Curtin and substitute Aoife Lynskey are the only remaining links with the only Galway team to take the ultimate honours at this level in 1996 but they face a stiff task in overcoming Wexford, who blitzed last year’s runners-up Kilkenny in the semi-final.

JJ Doyle’s crew are chasing a double, having already pocketed league silverware. A combination of power in defence, where Mary Leacy is once again thriving, and pace and trickery up front, where the likes of Kate Kelly and Katrina Parrock are very dangerous makes them a complete outfit. And like Connolly, Una Jacob rarely misses from frees.

Galway prevailed in the round-robin stages by virtue of Jessica Gill’s late goal from distance and one expects that this will go right down to the wire once again, with Wexford possibly having the edge at the death.

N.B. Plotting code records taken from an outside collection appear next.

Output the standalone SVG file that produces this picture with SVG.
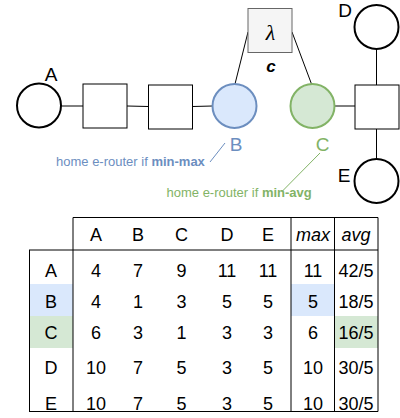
<svg xmlns="http://www.w3.org/2000/svg" width="400" height="418" viewBox="0 0 400 418">
<style>
.sq{fill:#fff;stroke:#000;stroke-width:1}
.cir{fill:#fff;stroke:#000;stroke-width:2}
.ln{stroke:#000;stroke-width:1;fill:none}
.lbl{font-family:"Liberation Sans",Arial,sans-serif;font-size:19px;text-anchor:middle;fill:#000}
.t{font-family:"Liberation Sans",Arial,sans-serif;font-size:18px;text-anchor:middle;fill:#000}
.it{font-style:italic}
.tl{stroke:#000;stroke-width:1;fill:none}
.note{font-family:"Liberation Sans",Arial,sans-serif;font-size:13px}
</style>
<rect width="400" height="418" fill="#fff"/>
<g id="connectors">
<line class="ln" x1="61.5" y1="106" x2="83" y2="106"/>
<line class="ln" x1="127" y1="106" x2="148.5" y2="106.5"/>
<line class="ln" x1="192.5" y1="106.5" x2="212.5" y2="106"/>
<line class="ln" x1="334.5" y1="106" x2="355" y2="106"/>
<line class="ln" x1="376.5" y1="50" x2="376.5" y2="85"/>
<line class="ln" x1="376.5" y1="129" x2="376.5" y2="158.5"/>
<line class="ln" x1="248" y1="32" x2="235" y2="84"/>
<line class="ln" x1="292" y1="32" x2="311.5" y2="84"/>
<line x1="225" y1="143" x2="210" y2="162" stroke="#6c8ebf" stroke-width="1"/>
<line x1="320" y1="153" x2="281.5" y2="192" stroke="#82b366" stroke-width="1"/>
</g>
<g id="node-A">
<circle class="cir" cx="39" cy="105.5" r="22"/>
<text class="lbl" x="51" y="80.5">A</text>
</g>
<g id="node-sq1"><rect class="sq" x="83" y="84" width="44" height="44"/></g>
<g id="node-sq2"><rect class="sq" x="148.5" y="85" width="44" height="44"/></g>
<g id="node-B">
<circle cx="234.5" cy="106" r="22" fill="#dae8fc" stroke="#6c8ebf" stroke-width="2"/>
<text class="lbl" x="236" y="151" style="fill:#6c8ebf">B</text>
</g>
<g id="node-C">
<circle cx="312.5" cy="106" r="22" fill="#d5e8d4" stroke="#82b366" stroke-width="2"/>
<text class="lbl" x="322.5" y="151" style="fill:#82b366">C</text>
</g>
<g id="node-lambda">
<rect x="248" y="8.5" width="44" height="44" fill="#f5f5f5" stroke="#666666" stroke-width="1"/>
<text x="270.5" y="39.5" font-family="'Liberation Serif','Times New Roman',serif" font-style="italic" font-size="22" text-anchor="middle">λ</text>
<text x="271" y="71.5" font-family="'Liberation Sans',Arial,sans-serif" font-style="italic" font-weight="bold" font-size="17" text-anchor="middle">c</text>
</g>
<g id="node-sq3"><rect class="sq" x="355" y="85" width="44" height="44"/></g>
<g id="node-D">
<circle class="cir" cx="376.5" cy="27" r="22"/>
<text class="lbl" x="345" y="16.5">D</text>
</g>
<g id="node-E">
<circle class="cir" cx="376.5" cy="181" r="22"/>
<text class="lbl" x="344" y="181.5">E</text>
</g>
<g id="note-minmax">
<text class="note" x="56" y="166" fill="#6c8ebf">home e-router if <tspan font-weight="bold">min-max</tspan></text>
</g>
<g id="note-minavg">
<text class="note" x="166.5" y="197" fill="#82b366">home e-router if <tspan font-weight="bold">min-avg</tspan></text>
</g>
<g id="table">
<rect x="29.5" y="284" width="43.5" height="32" fill="#dae8fc"/>
<rect x="29.5" y="316" width="43.5" height="32" fill="#d5e8d4"/>
<rect x="291" y="284" width="43.5" height="32" fill="#dae8fc"/>
<rect x="334.5" y="316" width="43.5" height="32" fill="#d5e8d4"/>
<line class="tl" x1="73" y1="217.5" x2="378" y2="217.5"/>
<line class="tl" x1="29" y1="250" x2="378" y2="250"/>
<line class="tl" x1="29" y1="411.5" x2="378" y2="411.5"/>
<line class="tl" x1="29.5" y1="250" x2="29.5" y2="411.5"/>
<line class="tl" x1="73" y1="217.5" x2="73" y2="411.5"/>
<line class="tl" x1="291" y1="217.5" x2="291" y2="411.5"/>
<line class="tl" x1="334.5" y1="217.5" x2="334.5" y2="411.5"/>
<line class="tl" x1="378" y1="217.5" x2="378" y2="411.5"/>
<g class="t">
<text class="t" x="96" y="241">A</text>
<text class="t" x="138" y="241">B</text>
<text class="t" x="181.5" y="241">C</text>
<text class="t" x="227" y="241">D</text>
<text class="t" x="268" y="241">E</text>
<text class="t it" x="313" y="241">max</text>
<text class="t it" x="356" y="241">avg</text>

<text class="t" x="51" y="276.5">A</text>
<text class="t" x="96" y="276.5">4</text>
<text class="t" x="138" y="276.5">7</text>
<text class="t" x="181.5" y="276.5">9</text>
<text class="t" x="227" y="276.5">11</text>
<text class="t" x="268" y="276.5">11</text>
<text class="t" x="313" y="276.5">11</text>
<text class="t" x="356" y="276.5">42/5</text>

<text class="t" x="51" y="308">B</text>
<text class="t" x="96" y="308">4</text>
<text class="t" x="138" y="308">1</text>
<text class="t" x="181.5" y="308">3</text>
<text class="t" x="227" y="308">5</text>
<text class="t" x="268" y="308">5</text>
<text class="t" x="313" y="308">5</text>
<text class="t" x="356" y="308">18/5</text>

<text class="t" x="51" y="339">C</text>
<text class="t" x="96" y="339">6</text>
<text class="t" x="138" y="339">3</text>
<text class="t" x="181.5" y="339">1</text>
<text class="t" x="227" y="339">3</text>
<text class="t" x="268" y="339">3</text>
<text class="t" x="313" y="339">6</text>
<text class="t" x="356" y="339">16/5</text>

<text class="t" x="51" y="374">D</text>
<text class="t" x="96" y="374">10</text>
<text class="t" x="138" y="374">7</text>
<text class="t" x="181.5" y="374">5</text>
<text class="t" x="227" y="374">3</text>
<text class="t" x="268" y="374">5</text>
<text class="t" x="313" y="374">10</text>
<text class="t" x="356" y="374">30/5</text>

<text class="t" x="51" y="410">E</text>
<text class="t" x="96" y="410">10</text>
<text class="t" x="138" y="410">7</text>
<text class="t" x="181.5" y="410">5</text>
<text class="t" x="227" y="410">3</text>
<text class="t" x="268" y="410">5</text>
<text class="t" x="313" y="410">10</text>
<text class="t" x="356" y="410">30/5</text>
</g>
</g>
</svg>
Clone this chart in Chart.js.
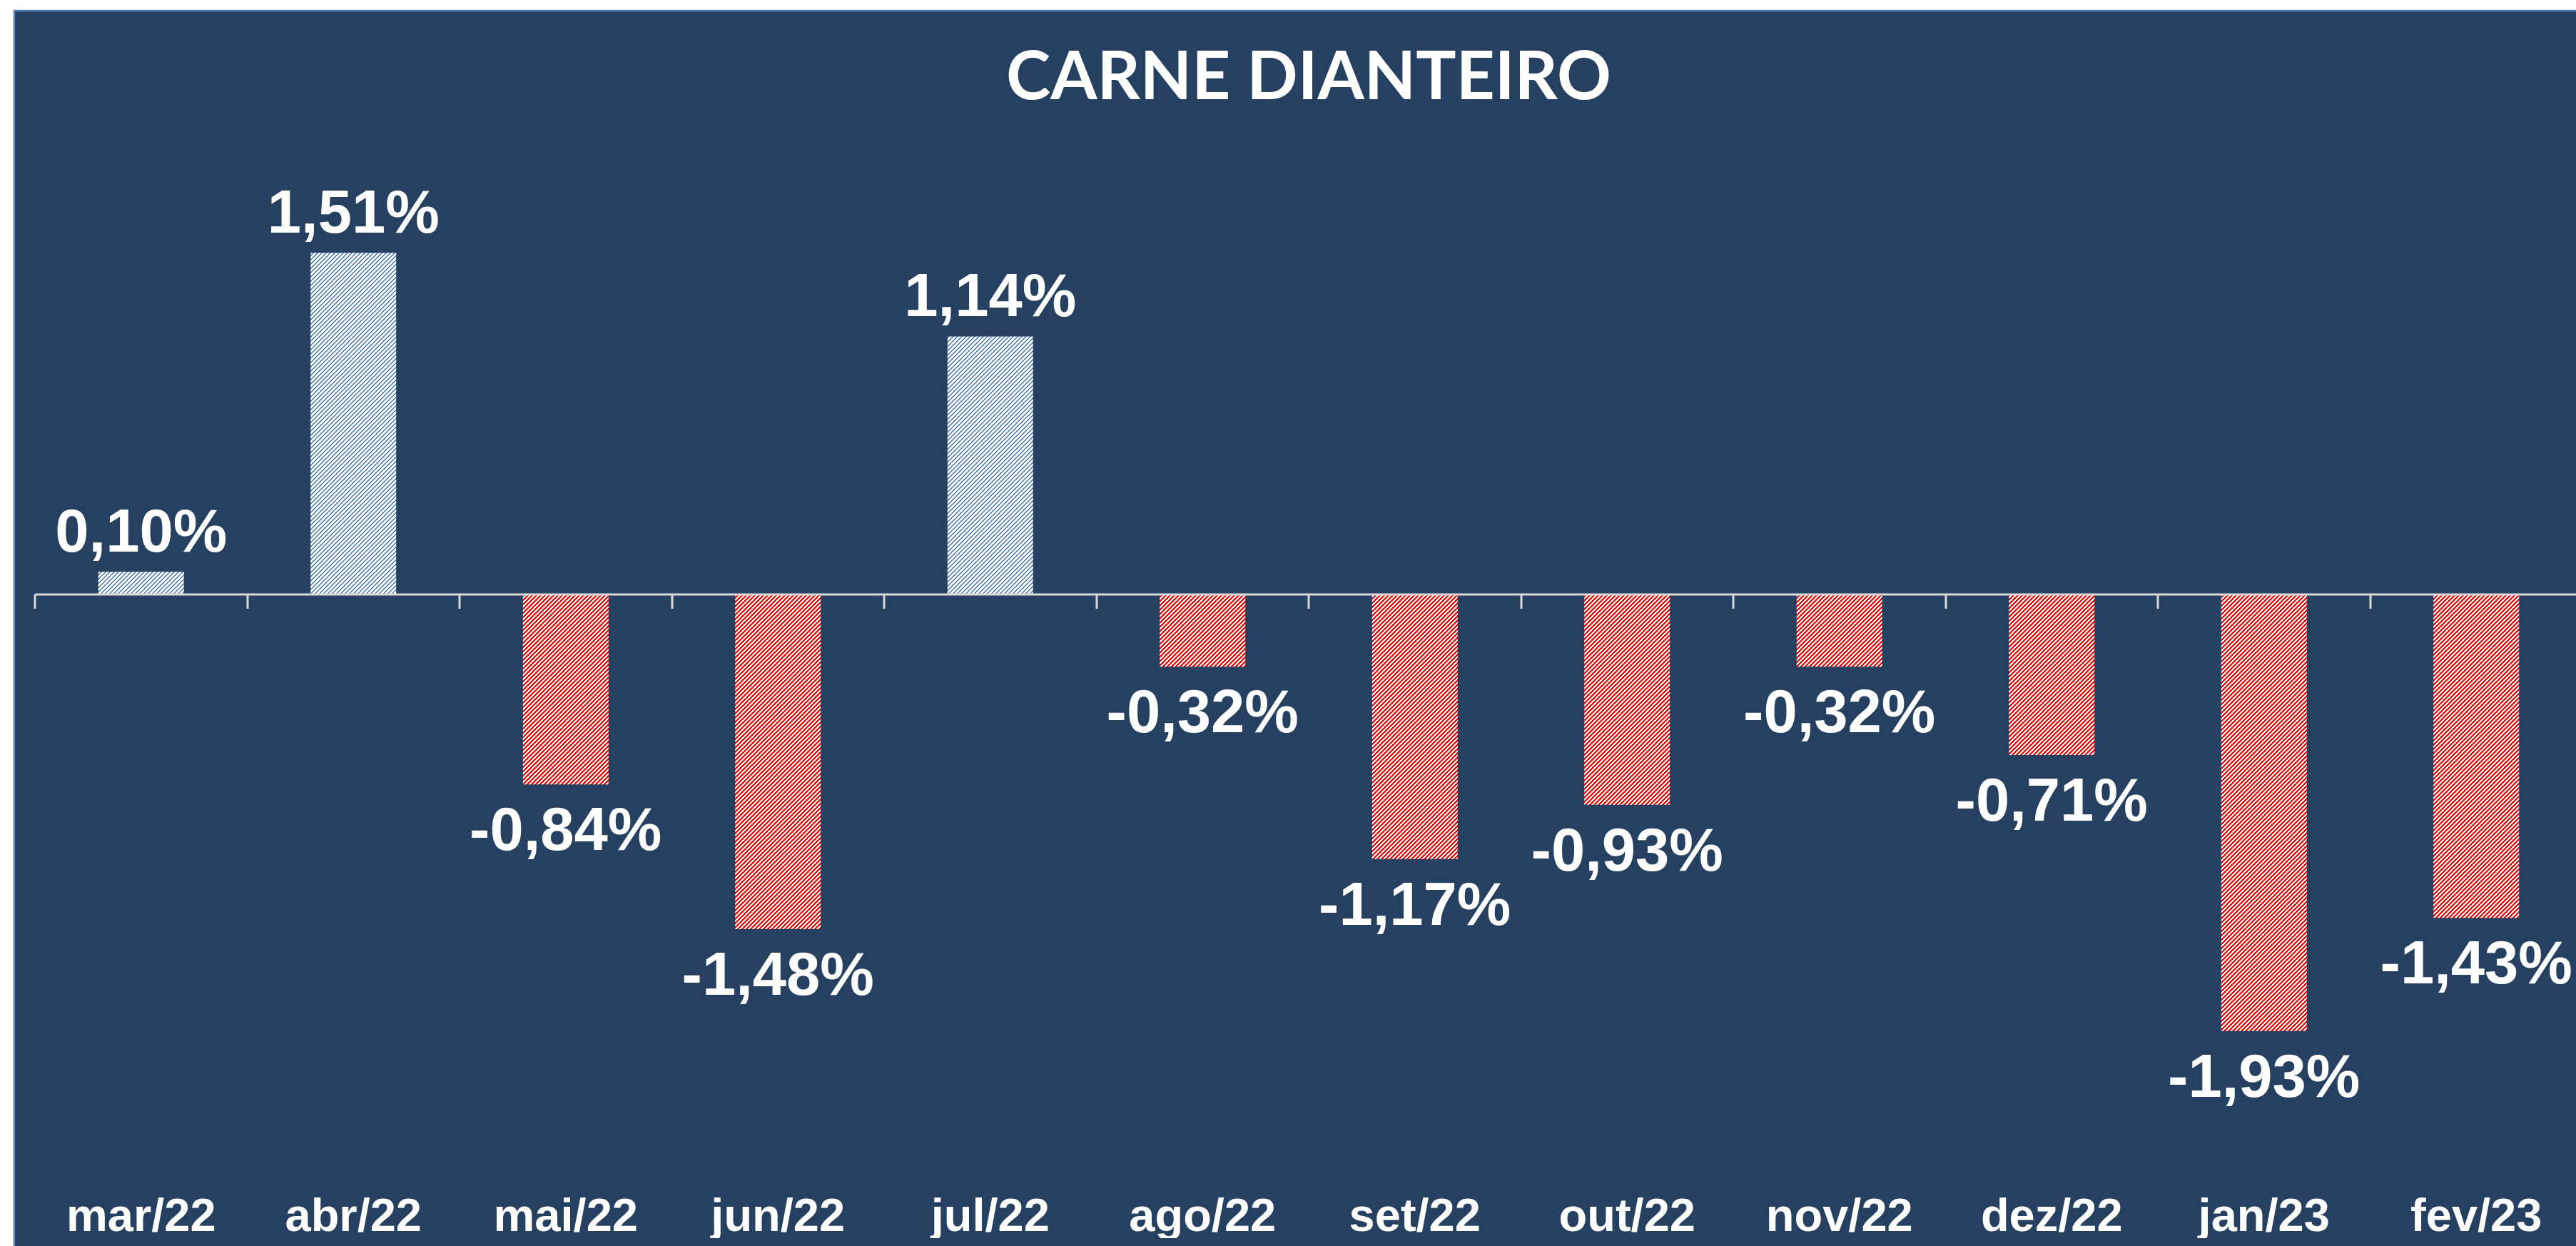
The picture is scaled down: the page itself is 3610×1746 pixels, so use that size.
<!DOCTYPE html>
<html>
<head>
<meta charset="utf-8">
<title>Carne Dianteiro</title>
<script src="https://cdn.jsdelivr.net/npm/chart.js@4.4.0/dist/chart.umd.min.js"></script>
<style>
  html, body { margin: 0; padding: 0; background: #ffffff; overflow: hidden; }
  #wrap { width: 3666px; height: 1746px; }
</style>
</head>
<body>
<div id="wrap"><canvas id="carneChart" width="3666" height="1746"></canvas></div>
<script>
// Dados do gráfico
const chartTitle = 'CARNE DIANTEIRO';
const months = ['mar/22', 'abr/22', 'mai/22', 'jun/22', 'jul/22', 'ago/22',
                'set/22', 'out/22', 'nov/22', 'dez/22', 'jan/23', 'fev/23'];
const variation = [0.10, 1.51, -0.84, -1.48, 1.14, -0.32, -1.17, -0.93, -0.32, -0.71, -1.93, -1.43];
const yMin = -2.5;
const yMax = 2.0;

const PANEL_BG = '#264061';
const PANEL_BORDER = '#4f81bd';

// hachura diagonal (/) em blocos de pixel, como no Excel
function makeHatch(lineColor, period, thickness) {
  const c = document.createElement('canvas');
  c.width = period; c.height = period;
  const g = c.getContext('2d');
  g.fillStyle = '#ffffff';
  g.fillRect(0, 0, period, period);
  g.fillStyle = lineColor;
  for (let y = 0; y < period; y++) {
    for (let x = 0; x < period; x++) {
      if ((x + y) % period < thickness) g.fillRect(x, y, 1, 1);
    }
  }
  return g.createPattern(c, 'repeat');
}

const bluePattern = makeHatch('#4a7ebb', 6, 2);
const redPattern = makeHatch('#ff0000', 6, 3);

const panelBackground = {
  id: 'panelBackground',
  beforeDraw(chart) {
    const ctx = chart.ctx;
    ctx.save();
    ctx.fillStyle = '#ffffff';
    ctx.fillRect(0, 0, chart.width, chart.height);
    ctx.fillStyle = PANEL_BG;
    ctx.fillRect(20, 15, chart.width - 20, chart.height - 15);
    ctx.strokeStyle = PANEL_BORDER;
    ctx.lineWidth = 2.5;
    ctx.beginPath();
    ctx.moveTo(20, chart.height);
    ctx.lineTo(20, 15);
    ctx.lineTo(chart.width, 15);
    ctx.stroke();
    ctx.restore();
  }
};

// eixo no zero com marcas entre categorias
const zeroAxis = {
  id: 'zeroAxis',
  afterDatasetsDraw(chart) {
    const { ctx, scales: { x, y } } = chart;
    const y0 = y.getPixelForValue(0);
    const half = (x.getPixelForValue(1) - x.getPixelForValue(0)) / 2;
    ctx.save();
    ctx.strokeStyle = '#d9d9d9';
    ctx.lineWidth = 3;
    ctx.beginPath();
    ctx.moveTo(x.getPixelForValue(0) - half, y0);
    ctx.lineTo(chart.width, y0);
    for (let i = 0; i <= months.length; i++) {
      const px = Math.round(x.getPixelForValue(i) - half);
      ctx.moveTo(px, y0);
      ctx.lineTo(px, y0 + 20);
    }
    ctx.stroke();
    ctx.restore();
  }
};

const valueLabels = {
  id: 'valueLabels',
  afterDatasetsDraw(chart) {
    const ctx = chart.ctx;
    const meta = chart.getDatasetMeta(0);
    ctx.save();
    ctx.font = 'bold 85px "Liberation Sans", Arial, sans-serif';
    ctx.fillStyle = '#ffffff';
    ctx.textAlign = 'center';
    ctx.textBaseline = 'alphabetic';
    meta.data.forEach((bar, i) => {
      const v = variation[i];
      const txt = v.toFixed(2).replace('.', ',') + '%';
      const ty = v >= 0 ? bar.y - 28 : bar.y + 92;
      ctx.fillText(txt, bar.x, ty);
    });
    ctx.restore();
  }
};

new Chart(document.getElementById('carneChart'), {
  type: 'bar',
  data: {
    labels: months,
    datasets: [{
      data: variation,
      backgroundColor: variation.map(v => v >= 0 ? bluePattern : redPattern),
      borderWidth: 0,
      categoryPercentage: 1,
      barPercentage: 0.403
    }]
  },
  options: {
    responsive: false,
    animation: false,
    devicePixelRatio: 1,
    layout: { padding: { left: 49, right: 47, top: 15, bottom: 11 } },
    plugins: {
      legend: { display: false },
      tooltip: { enabled: false },
      title: {
        display: true,
        text: chartTitle,
        color: '#ffffff',
        font: { family: 'Lato', size: 94, weight: 'bold', lineHeight: 1.2 },
        padding: { top: 37, bottom: 34 }
      }
    },
    scales: {
      x: {
        grid: { display: false, drawTicks: false },
        border: { display: false },
        ticks: {
          color: '#ffffff',
          font: { family: 'Liberation Sans', size: 65, weight: 'bold', lineHeight: 1 },
          padding: 49,
          maxRotation: 0,
          autoSkip: false
        },
        afterFit(scale) { scale.height = 109.5; }
      },
      y: { display: false, min: yMin, max: yMax }
    }
  },
  plugins: [panelBackground, zeroAxis, valueLabels]
});
</script>
</body>
</html>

Joachim Kelly’s Offaly side will be playing in their third successive All-Ireland as they take on Wexford in the intermediate blue riband. The junior champions have flourished since stepping up a level but Wexford’s panel have been training with the seniors, and are taken to win the first leg of a famous double.

Waterford were Offaly’s victims in last year’s junior final and they are back again in a bid to end years of heartbreak. All Ireland Poc Fada champion Patricia Jackman will bulwark their defence as they attempt to curb the very considerable threat of Antrim’s Jane Adams. It will be tight but the DÚise should come out on top.